A lasting embrace: Joaquina’s legacy in Dario Nasilli’s life.

On May 22, the feast of St. Joaquina, we will publish this testimony in our magazine DIÁLOGO Y ENCUENTRO in its June 33rd issue. We believe that the experience of Dario Nasilli, director of the “Niño Jesús” Ikastetxea School, Vitoria-Gasteiz (Spain) can contribute to celebrate our feast 2023 with renewed closeness and empathy with Joaquina, inspirer of our daily being and doing.

There are encounters that change the course and meaning of a life. For me, one of these encounters was the one I had with the figure of Saint Joaquina.

It all started fifteen years ago when I was called to teach in a Vedruna school, the school of the Child Jesus in Vitoria-Gasteiz (Spain). Until then I had no idea who Joaquina de Vedruna was. It was when I began to take the first steps in this new reality, next to people who transmitted joy, enthusiasm and educational passion, that I began not only to know, but to appreciate and feel part of the Vedruna family, sharing the same values and lifestyle. In particular, the Carmelite Sisters, who were then still active in the school, passed on to me the joy of being a Vedruna.

From those beginnings until today many things have changed, but not the essence, which always remains; a common thread has accompanied my personal, family and professional career: the reference to Jesus of Nazareth, which Joaquina followed in her life, embodying the Gospel, the good news for the poor, needy and marginalized of her time, especially the poor girls and the sick.

In my journey there has been an experience that has marked a before and after in relation to my deepest dimension: the Vedruna Roots formation course in February 2017. And specifically, the possibility of spending a time of silence and reflection in the cradle of Vedruna spirituality, in the Manso Escorial, praying before the cross-shaped beams on the floor of the attic. A place that, for those who know Joaquina’s life, cannot go unnoticed. It is probably there where the projects that the good Jesus had for the widow of Mas were forged, the foundress who knew so many difficulties, trials, obstacles and challenges in her life and who always faced them with deep trust in God.

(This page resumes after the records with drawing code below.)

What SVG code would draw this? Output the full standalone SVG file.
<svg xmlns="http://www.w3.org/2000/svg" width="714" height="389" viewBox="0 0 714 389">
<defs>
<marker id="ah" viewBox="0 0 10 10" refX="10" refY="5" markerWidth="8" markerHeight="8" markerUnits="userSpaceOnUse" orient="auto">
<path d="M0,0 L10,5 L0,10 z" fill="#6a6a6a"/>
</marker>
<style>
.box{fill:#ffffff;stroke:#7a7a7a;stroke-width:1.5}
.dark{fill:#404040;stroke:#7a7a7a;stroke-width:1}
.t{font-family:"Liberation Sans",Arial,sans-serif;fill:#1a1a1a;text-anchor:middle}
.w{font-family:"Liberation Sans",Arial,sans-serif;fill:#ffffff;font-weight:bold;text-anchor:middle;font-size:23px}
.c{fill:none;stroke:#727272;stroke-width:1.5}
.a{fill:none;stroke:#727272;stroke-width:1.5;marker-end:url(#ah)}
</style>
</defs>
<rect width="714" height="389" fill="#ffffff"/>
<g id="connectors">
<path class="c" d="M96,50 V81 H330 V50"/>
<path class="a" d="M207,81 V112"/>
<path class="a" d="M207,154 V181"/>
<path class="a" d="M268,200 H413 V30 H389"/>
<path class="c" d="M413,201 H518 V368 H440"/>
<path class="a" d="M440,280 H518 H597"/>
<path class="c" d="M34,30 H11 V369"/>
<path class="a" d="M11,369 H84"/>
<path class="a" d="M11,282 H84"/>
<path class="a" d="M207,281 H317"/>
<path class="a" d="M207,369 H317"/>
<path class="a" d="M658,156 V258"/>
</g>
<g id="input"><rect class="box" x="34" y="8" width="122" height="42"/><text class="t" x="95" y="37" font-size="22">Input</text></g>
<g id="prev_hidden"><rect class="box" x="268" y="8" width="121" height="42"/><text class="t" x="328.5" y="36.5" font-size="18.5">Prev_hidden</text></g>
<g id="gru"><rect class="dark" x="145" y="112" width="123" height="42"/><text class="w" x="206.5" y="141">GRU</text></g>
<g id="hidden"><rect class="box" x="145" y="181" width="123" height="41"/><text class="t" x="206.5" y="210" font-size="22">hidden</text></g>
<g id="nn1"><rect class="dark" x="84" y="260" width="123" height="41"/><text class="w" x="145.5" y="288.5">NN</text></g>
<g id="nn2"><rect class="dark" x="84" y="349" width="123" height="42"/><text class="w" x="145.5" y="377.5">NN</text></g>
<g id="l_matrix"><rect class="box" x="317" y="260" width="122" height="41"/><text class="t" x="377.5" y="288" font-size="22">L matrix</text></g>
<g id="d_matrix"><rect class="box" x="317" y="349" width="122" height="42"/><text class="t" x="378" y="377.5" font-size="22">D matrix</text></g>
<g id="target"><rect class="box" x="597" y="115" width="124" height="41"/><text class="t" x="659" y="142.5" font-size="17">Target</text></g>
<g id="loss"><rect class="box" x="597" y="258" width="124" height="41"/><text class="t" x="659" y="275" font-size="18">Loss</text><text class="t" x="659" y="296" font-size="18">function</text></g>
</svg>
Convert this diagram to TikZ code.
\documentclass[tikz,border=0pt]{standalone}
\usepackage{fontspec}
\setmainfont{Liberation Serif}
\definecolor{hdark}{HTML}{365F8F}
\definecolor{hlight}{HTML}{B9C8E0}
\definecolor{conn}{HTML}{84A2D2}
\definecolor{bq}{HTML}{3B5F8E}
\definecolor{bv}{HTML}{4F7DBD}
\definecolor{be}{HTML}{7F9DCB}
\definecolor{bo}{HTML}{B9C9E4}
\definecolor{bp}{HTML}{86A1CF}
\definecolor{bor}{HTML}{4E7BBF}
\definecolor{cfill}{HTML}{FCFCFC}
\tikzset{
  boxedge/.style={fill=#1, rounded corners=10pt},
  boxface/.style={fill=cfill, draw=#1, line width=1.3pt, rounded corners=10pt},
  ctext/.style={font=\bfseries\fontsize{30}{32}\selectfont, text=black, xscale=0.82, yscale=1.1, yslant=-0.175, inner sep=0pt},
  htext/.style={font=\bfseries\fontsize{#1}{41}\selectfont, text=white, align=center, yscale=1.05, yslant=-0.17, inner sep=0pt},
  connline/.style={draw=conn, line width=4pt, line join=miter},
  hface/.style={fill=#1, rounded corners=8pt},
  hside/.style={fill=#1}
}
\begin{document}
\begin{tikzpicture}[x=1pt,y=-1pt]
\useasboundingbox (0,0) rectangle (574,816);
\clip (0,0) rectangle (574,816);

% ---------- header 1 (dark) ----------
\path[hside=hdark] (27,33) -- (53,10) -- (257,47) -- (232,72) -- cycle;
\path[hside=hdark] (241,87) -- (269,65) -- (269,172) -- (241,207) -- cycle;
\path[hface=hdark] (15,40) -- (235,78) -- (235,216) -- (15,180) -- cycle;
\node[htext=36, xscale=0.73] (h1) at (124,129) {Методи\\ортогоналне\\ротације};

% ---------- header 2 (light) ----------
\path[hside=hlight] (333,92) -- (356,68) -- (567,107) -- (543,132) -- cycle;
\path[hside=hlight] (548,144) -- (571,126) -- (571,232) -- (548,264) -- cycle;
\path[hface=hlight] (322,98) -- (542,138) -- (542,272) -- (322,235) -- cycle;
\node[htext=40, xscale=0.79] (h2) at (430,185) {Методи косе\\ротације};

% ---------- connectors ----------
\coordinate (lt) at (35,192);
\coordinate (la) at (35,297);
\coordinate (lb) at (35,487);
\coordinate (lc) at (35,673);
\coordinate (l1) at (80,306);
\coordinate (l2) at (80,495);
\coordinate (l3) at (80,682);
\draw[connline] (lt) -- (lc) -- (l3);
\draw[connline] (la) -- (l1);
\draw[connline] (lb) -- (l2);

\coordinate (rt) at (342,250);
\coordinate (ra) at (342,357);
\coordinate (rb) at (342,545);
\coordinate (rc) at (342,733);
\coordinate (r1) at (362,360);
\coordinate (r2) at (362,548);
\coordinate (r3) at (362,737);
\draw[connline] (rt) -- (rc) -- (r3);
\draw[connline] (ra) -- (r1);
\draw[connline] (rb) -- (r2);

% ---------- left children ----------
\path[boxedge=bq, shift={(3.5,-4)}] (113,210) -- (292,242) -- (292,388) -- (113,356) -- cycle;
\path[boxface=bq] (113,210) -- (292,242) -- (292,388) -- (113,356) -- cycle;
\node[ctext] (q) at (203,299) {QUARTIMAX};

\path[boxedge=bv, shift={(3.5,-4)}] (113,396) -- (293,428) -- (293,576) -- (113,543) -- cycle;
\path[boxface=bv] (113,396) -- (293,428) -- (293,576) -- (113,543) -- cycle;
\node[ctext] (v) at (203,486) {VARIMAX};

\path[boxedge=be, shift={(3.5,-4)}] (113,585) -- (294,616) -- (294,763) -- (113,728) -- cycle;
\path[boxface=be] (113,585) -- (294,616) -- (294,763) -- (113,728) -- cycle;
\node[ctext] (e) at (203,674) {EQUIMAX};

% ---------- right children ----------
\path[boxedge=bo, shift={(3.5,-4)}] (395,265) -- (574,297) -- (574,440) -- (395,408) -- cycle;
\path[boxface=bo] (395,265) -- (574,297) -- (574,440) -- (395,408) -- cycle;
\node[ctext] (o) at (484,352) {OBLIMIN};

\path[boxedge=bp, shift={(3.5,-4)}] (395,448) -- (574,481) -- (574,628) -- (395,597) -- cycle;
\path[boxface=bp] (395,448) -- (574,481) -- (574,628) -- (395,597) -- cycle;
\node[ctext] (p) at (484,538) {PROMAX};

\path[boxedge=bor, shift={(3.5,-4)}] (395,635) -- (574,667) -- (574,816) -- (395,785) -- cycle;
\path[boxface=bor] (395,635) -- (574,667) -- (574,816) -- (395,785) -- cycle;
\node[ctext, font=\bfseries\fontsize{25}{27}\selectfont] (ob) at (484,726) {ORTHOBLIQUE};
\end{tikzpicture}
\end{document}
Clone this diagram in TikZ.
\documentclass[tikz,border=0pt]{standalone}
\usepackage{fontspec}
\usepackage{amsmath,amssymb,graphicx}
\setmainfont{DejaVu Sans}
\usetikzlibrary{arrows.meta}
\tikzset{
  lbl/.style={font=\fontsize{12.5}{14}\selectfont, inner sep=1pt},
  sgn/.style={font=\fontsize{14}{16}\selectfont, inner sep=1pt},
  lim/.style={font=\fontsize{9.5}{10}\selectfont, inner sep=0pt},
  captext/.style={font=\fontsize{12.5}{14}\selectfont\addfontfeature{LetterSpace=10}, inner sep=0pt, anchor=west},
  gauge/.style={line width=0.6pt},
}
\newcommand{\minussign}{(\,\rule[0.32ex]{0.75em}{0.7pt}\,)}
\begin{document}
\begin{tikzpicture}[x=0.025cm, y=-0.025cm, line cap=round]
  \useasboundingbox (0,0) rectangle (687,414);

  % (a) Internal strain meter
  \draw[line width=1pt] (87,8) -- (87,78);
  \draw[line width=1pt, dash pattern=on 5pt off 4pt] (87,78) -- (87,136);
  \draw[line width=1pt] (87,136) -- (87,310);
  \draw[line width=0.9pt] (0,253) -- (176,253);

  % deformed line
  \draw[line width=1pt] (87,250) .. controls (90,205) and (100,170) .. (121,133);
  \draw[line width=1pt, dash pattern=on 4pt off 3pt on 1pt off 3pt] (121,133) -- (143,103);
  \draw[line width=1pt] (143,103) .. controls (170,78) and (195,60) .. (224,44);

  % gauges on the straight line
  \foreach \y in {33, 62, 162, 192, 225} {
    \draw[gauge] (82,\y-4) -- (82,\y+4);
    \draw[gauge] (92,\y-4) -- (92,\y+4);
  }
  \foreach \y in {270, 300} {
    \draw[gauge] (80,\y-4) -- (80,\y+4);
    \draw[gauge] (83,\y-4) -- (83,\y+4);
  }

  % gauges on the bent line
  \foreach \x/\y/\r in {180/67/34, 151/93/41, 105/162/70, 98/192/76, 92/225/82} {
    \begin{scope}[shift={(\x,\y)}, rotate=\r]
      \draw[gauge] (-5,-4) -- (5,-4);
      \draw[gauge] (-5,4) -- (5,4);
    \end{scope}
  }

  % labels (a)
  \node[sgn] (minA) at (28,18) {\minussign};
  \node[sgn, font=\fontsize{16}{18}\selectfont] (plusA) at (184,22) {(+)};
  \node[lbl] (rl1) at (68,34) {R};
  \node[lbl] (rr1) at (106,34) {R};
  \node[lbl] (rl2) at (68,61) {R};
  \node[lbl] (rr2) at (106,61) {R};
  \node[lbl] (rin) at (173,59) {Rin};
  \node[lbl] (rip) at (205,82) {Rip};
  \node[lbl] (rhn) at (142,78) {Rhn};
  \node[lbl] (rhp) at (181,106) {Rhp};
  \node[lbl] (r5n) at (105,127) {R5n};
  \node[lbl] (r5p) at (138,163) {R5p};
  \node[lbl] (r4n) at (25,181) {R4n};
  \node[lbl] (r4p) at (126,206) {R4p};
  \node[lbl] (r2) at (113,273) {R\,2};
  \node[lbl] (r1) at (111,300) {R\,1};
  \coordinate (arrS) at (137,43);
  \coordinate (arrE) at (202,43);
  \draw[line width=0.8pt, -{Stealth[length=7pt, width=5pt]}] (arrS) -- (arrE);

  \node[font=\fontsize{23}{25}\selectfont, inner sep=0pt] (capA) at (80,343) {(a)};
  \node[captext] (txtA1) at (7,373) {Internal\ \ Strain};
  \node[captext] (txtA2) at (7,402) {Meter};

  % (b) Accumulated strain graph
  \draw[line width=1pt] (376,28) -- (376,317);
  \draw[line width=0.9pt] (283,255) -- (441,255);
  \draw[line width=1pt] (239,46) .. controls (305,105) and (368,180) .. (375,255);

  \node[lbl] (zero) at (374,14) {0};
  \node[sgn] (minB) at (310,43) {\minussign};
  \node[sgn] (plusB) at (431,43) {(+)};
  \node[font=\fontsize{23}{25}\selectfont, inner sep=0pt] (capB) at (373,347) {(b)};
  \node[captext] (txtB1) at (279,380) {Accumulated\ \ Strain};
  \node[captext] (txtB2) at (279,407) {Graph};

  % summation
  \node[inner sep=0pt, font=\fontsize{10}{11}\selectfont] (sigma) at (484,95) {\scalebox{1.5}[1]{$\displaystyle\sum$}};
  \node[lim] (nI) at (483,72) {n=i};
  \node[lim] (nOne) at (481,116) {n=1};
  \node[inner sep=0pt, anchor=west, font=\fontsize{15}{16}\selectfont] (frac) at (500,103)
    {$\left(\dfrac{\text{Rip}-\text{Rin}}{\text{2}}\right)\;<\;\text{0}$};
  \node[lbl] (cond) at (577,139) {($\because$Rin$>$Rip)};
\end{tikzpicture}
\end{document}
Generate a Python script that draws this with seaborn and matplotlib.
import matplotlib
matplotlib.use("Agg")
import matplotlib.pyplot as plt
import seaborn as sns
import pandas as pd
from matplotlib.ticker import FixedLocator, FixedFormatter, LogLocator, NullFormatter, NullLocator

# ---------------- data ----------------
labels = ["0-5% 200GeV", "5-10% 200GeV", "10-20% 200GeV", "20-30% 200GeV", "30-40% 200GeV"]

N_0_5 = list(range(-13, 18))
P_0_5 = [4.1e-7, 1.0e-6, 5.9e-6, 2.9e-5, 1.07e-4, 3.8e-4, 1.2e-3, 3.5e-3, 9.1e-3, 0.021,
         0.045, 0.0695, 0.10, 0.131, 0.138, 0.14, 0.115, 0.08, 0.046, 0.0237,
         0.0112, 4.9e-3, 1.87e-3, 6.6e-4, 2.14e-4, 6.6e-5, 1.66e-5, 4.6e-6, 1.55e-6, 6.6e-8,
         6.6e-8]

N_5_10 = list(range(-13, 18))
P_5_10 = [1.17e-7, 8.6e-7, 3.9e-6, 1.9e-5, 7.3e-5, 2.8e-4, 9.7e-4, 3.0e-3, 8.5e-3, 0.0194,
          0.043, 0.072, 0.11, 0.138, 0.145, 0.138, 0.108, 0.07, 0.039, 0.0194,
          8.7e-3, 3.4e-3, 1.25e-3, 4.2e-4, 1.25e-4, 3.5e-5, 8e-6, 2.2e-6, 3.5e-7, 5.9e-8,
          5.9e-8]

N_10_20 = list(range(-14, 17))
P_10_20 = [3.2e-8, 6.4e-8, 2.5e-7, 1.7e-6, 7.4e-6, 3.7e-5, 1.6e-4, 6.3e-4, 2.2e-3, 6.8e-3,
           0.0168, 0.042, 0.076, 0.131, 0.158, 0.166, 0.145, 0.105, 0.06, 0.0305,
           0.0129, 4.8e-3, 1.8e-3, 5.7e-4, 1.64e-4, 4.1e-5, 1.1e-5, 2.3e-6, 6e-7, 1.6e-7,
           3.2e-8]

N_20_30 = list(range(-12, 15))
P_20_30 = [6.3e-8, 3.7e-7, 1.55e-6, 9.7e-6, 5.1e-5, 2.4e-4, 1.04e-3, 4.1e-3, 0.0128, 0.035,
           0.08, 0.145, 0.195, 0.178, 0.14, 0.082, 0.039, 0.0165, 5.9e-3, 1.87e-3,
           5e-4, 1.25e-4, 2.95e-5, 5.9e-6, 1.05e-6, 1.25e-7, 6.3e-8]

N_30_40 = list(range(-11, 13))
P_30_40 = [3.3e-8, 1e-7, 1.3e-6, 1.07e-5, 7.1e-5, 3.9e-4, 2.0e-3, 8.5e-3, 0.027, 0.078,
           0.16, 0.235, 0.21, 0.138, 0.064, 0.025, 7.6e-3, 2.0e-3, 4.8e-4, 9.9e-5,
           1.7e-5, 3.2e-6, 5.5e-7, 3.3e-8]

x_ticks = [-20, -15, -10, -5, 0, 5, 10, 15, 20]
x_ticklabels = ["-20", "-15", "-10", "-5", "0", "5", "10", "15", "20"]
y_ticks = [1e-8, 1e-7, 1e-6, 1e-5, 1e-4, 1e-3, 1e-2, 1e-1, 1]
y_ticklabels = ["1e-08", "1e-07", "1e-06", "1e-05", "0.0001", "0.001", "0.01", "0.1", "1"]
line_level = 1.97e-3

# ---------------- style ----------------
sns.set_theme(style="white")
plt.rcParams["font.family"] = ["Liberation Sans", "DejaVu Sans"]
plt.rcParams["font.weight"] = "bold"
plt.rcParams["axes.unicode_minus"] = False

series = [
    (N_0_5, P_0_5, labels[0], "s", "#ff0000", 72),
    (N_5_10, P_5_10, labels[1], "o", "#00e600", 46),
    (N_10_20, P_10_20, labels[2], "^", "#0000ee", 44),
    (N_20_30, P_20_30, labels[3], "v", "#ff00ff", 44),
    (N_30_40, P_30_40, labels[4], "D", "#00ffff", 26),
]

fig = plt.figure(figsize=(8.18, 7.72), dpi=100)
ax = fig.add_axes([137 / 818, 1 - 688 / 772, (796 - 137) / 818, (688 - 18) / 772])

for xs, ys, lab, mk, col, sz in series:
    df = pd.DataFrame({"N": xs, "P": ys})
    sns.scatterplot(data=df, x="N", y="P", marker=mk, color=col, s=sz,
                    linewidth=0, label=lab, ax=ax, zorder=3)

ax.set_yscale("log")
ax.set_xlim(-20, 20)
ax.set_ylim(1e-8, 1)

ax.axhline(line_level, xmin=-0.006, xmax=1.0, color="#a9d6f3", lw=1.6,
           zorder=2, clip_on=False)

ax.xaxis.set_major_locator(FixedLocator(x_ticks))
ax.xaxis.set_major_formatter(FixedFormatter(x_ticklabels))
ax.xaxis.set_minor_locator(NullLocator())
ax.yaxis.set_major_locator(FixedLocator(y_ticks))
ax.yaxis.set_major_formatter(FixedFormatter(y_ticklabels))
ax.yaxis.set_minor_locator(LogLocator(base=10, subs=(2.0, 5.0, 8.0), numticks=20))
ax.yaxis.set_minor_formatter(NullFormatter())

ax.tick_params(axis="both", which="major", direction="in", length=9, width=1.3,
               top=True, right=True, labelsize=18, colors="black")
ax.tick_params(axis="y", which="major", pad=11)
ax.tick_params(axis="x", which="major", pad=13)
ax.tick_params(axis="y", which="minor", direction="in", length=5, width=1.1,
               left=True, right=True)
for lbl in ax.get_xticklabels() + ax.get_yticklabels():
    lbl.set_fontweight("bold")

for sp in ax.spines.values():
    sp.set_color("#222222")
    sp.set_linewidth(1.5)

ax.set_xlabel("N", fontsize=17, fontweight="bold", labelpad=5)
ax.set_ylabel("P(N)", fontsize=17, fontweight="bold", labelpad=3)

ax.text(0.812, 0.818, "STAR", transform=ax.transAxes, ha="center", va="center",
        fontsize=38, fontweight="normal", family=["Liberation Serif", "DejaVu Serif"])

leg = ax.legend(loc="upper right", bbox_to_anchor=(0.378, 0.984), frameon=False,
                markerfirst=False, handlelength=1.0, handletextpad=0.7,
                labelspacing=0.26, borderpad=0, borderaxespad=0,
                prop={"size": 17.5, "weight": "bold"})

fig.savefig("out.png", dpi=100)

In my daily life Joaquina accompanies me with her presence, her message and her example. I have in my office a picture with her image and a phrase that I often repeat to myself, because it comforts me and encourages me to continue in the mission that has been entrusted to me in the Vedruna school. “Courage and confidence, everything will be fine, better than we thought.” Beyond this phrase, what orients me and gives meaning to my day to day life is to find myself in the silence of prayer every morning before starting my work. At that time, in addition to the word of God, I usually read a letter from Joaquina’s epistolary or something related to her biography or her message, which guides me in the decisions I have to make on a daily basis.

A short time ago, while preparing the publication of a book about the history of my school, I noticed a verb that Joaquina repeats in her letters and that inspires me a lot: the verb “abrazar” (to embrace). To such an extent that I decided to give the book a title evocative of the mission that the Vedruna School, a school of life and a house of open doors, must continue to fulfill after almost two hundred years of existence: “An embrace that lasts”. For me, Joaquina’s pedagogy of love can be combined very well with the symbol of the embrace. And that embrace is what gives me the most of my being Vedruna on a daily basis.

What does it mean for me today to “embrace” like Joaquina? I try to summarize it in three

  1. Embracing the needs of others: In my professional sphere, as the director of a Vedruna school, I feel that my task is a call to respond to needs with an evangelical outlook. Like Jesus, who looked with compassion on the crowd; who looked with sympathy on the rich young man; who looked with mercy on sinners. There are many people who knock on my door throughout the day to attend to their various needs. Often, when faced with complicated situations
    I realize that I do not have the solution to everything and that I can only listen, empathize and accompany. In a word, embrace. From silence and compassion.
  2. To embrace from simplicity and humility: It is the deep conviction of not having the truth, of being a seeker of meaning, together with many brothers and sisters. It is to enjoy the encounter with the little ones, made of simple gestures, but full of light and love. One of the best joys I experience at school is when, passing by the classrooms, the children run to hug me. Or when I give and receive hugs from the people I love the most and who love me the most. These moments reinforce in me the certainty that it is worthwhile to go out of one’s way for others and to do my bit to make the world a little better.
  3. Embrace with the heart: “All for love, nothing by force,” Joaquina repeats. This is the motto that we have at the entrance and that welcomes everyone who enters our school. And that is the very heart of the Gospel, the most important commandment, which sums it all up. It is to be aware that the engine of
    life, so that it may have meaning and be fruitful, is the love that “never says enough”. Never ever. Nor in the face of tiredness, disappointment, pessimism or sadness that can often arise in daily routine. Only with this love in my heart does my daily life become an embrace that lasts.

I have shared in these brief lines how I try to live my being part of the great Vedruna family, which I thank with all my heart for what it has given me and continues to give me. Without her, my life would not be the same.